SS. Johns' Cathedral

The Gothic Cathedral of St. John the Baptist and St. John the Evangelist received its present-day shape as a result of the multi-stage construction which was interrupted at the turn of the 16th century, after 200 years of works. In the Middle Ages it was the most important church in Toruń as it had the function of the Old Town parish church congregating worshippers from the entire town.

In mid 16th century it was temporarily taken over by Lutherans, later, for several years, it served as a place of worship for both denominations as both the Protestant and Roman Catholic services were held there. From the late 16th century to the second half of the 18th century the church was in the possession of Jesuits. In 1992 the church received the status of a cathedral basilica – the main church of the Toruń diocese formed by the Pope John Paul II.

The spacious interior of the church is filled with masterpieces of sacral art. In the presbytery, built in the first half of the 14th century, there are 14th century Gothic paintings depicting the patron saints of the church – St. John the Baptist and St. John the Evangelist, as well as a monumental, multi-theme medieval painting presenting the Last Judgement. The high altar of St. Wolfgang, the stained glass windows and the soaring vault also date back to the medieval times. The nave and the aisles of the cathedral contain several Renaissance and Baroque altars and numerous epitaphs of Toruń burghers and noblemen from the surrounding area. The greatest attraction, however, is the chapel containing a baptismal font at which Nicolaus Copernicus was baptized in 1473. About one hundred years later a Renaissance epitaph with a portrait of the great astronomer was placed here. In the Napoleonic times, the chapel received the oldest, though rather unimpressive, bust of Copernicus, carved in 1766. Behind the bust, on the wall, there is a mural indicating that it was is also the burial place of the heart of the Polish king John I Albert, who died in Toruń in 1501.

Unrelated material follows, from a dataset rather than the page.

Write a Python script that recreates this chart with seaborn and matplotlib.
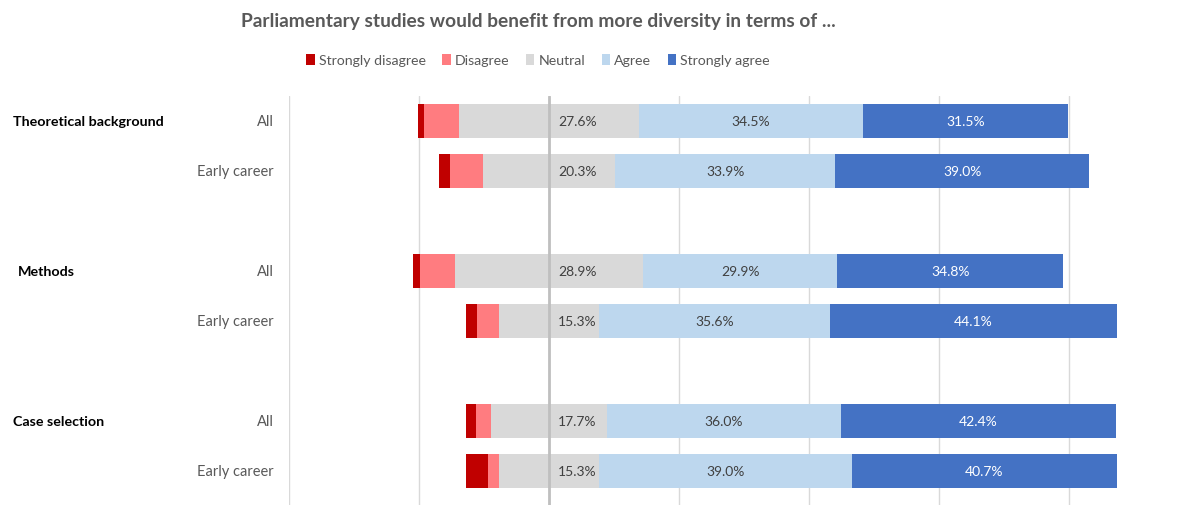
import numpy as np
import pandas as pd
import seaborn as sns
import matplotlib.pyplot as plt
import matplotlib.transforms as mtransforms
from matplotlib.patches import Patch

# ---------------- data ----------------
groups = ["Theoretical background", "Methods", "Case selection"]
subgroups = ["All", "Early career"]
categories = ["Strongly disagree", "Disagree", "Neutral", "Agree", "Strongly agree"]
strongly_disagree = [1.0, 1.7, 1.0, 1.7, 1.5, 3.4]
disagree = [5.4, 5.1, 5.4, 3.4, 2.4, 1.7]
neutral = [27.6, 20.3, 28.9, 15.3, 17.7, 15.3]
agree = [34.5, 33.9, 29.9, 35.6, 36.0, 39.0]
strongly_agree = [31.5, 39.0, 34.8, 44.1, 42.4, 40.7]

colors = ["#C00000", "#FF7C80", "#D9D9D9", "#BDD7EE", "#4472C4"]
row_pos = [0, 1, 3, 4, 6, 7]

sd = np.array(strongly_disagree)
d = np.array(disagree)
n = np.array(neutral)
a = np.array(agree)
sa = np.array(strongly_agree)

sns.set_theme(style="white")
plt.rcParams["font.family"] = ["Lato", "DejaVu Sans"]

fig = plt.figure(figsize=(11.95, 5.06), dpi=100)
ax = fig.add_axes([289 / 1195, 0.0, (1150 - 289) / 1195, 1 - 97 / 506])

# gridlines behind
for gx in [-40, -20, 20, 40, 60, 80]:
    ax.axvline(gx, color="#D9D9D9", lw=1, zorder=0)

# cumulative extents (drawn outer-first so inner segments overlay)
layers = [
    (n / 2 + a + sa, colors[4]),
    (n / 2 + a, colors[3]),
    (n / 2, colors[2]),
    (-(n / 2 + d + sd), colors[0]),
    (-(n / 2 + d), colors[1]),
    (-(n / 2), colors[2]),
]
for vals, col in layers:
    df = pd.DataFrame({"pos": row_pos, "value": vals})
    sns.barplot(data=df, x="value", y="pos", orient="h", native_scale=True,
                color=col, saturation=1, width=0.68, errorbar=None,
                linewidth=0, ax=ax, zorder=2)

# zero axis line on top
ax.axvline(0, color="#BFBFBF", lw=2, zorder=5)

# value labels
for i, p in enumerate(row_pos):
    ax.text(4.4, p, f"{n[i]:.1f}%", ha="center", va="center",
            fontsize=10, color="#404040", zorder=6)
    ax.text(n[i] / 2 + a[i] / 2, p, f"{a[i]:.1f}%", ha="center", va="center",
            fontsize=10, color="#404040", zorder=6)
    ax.text(n[i] / 2 + a[i] + sa[i] / 2, p, f"{sa[i]:.1f}%", ha="center",
            va="center", fontsize=10, color="white", zorder=6)

ax.set_xlim(-40, 92.46)
ax.set_ylim(7.68, -0.5)
ax.set_xticks([])
ax.set_yticks([])
ax.set_xlabel("")
ax.set_ylabel("")
for s in ax.spines.values():
    s.set_visible(False)

# y labels
trans = mtransforms.blended_transform_factory(fig.transFigure, ax.transData)
for gi, g in enumerate(groups):
    for si, sg in enumerate(subgroups):
        p = row_pos[gi * 2 + si]
        fig.text(274 / 1195, p, sg, transform=trans, ha="right", va="center",
                 fontsize=10.5, color="#595959")
    gx = 18 if g == "Methods" else 13
    fig.text(gx / 1195, row_pos[gi * 2], g, transform=trans, ha="left",
             va="center", fontsize=10.3, fontweight="bold", color="black")

# title
fig.text(538 / 1195, 1 - 21 / 506, "Parliamentary studies would benefit from more diversity in terms of ...",
         ha="center", va="center", fontsize=13.8, fontweight="bold", color="#595959")

# legend
handles = [Patch(facecolor=c, edgecolor="none", label=l) for c, l in zip(colors, categories)]
leg = fig.legend(handles=handles, loc="center", bbox_to_anchor=(538 / 1195, 1 - 61 / 506),
                 ncol=5, frameon=False, fontsize=10.2, handlelength=0.6, handleheight=0.9,
                 handletextpad=0.3, columnspacing=1.15)
for t in leg.get_texts():
    t.set_color("#595959")

fig.savefig("out.png", dpi=100)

The cathedral can also boast the magnificent Tuba Dei bell ( God's Trumpet) weighing over 7 tons. When it was cast in 1500 and suspended in the cathedral belfry it was the largest bell in this part of Europe. According to a legend, its creation was connected with the fear of the impending doom and the great bell was to plead with God to postpone the imminent Apocalipse. The sound of Tuba Dei for centuries accompanied the most important events and ceremonies in the history of the town. Therefore, it is no wonder that in the 18th century, the city council raised a tremendous amount of money to pay off the Swedish army stationed in Toruń and prevent the bell from being taken away to Sweden. Today, Tuba Dei is used only a few times in the year, on rare occasions, as the vibrations caused by its low tone threaten the stability of the bell tower. While climbing to the top floor of the tower, which offers a stunning view of the Old Town, one can pass the bell and touch its clapper. It is said to be the best way to make a wish come true.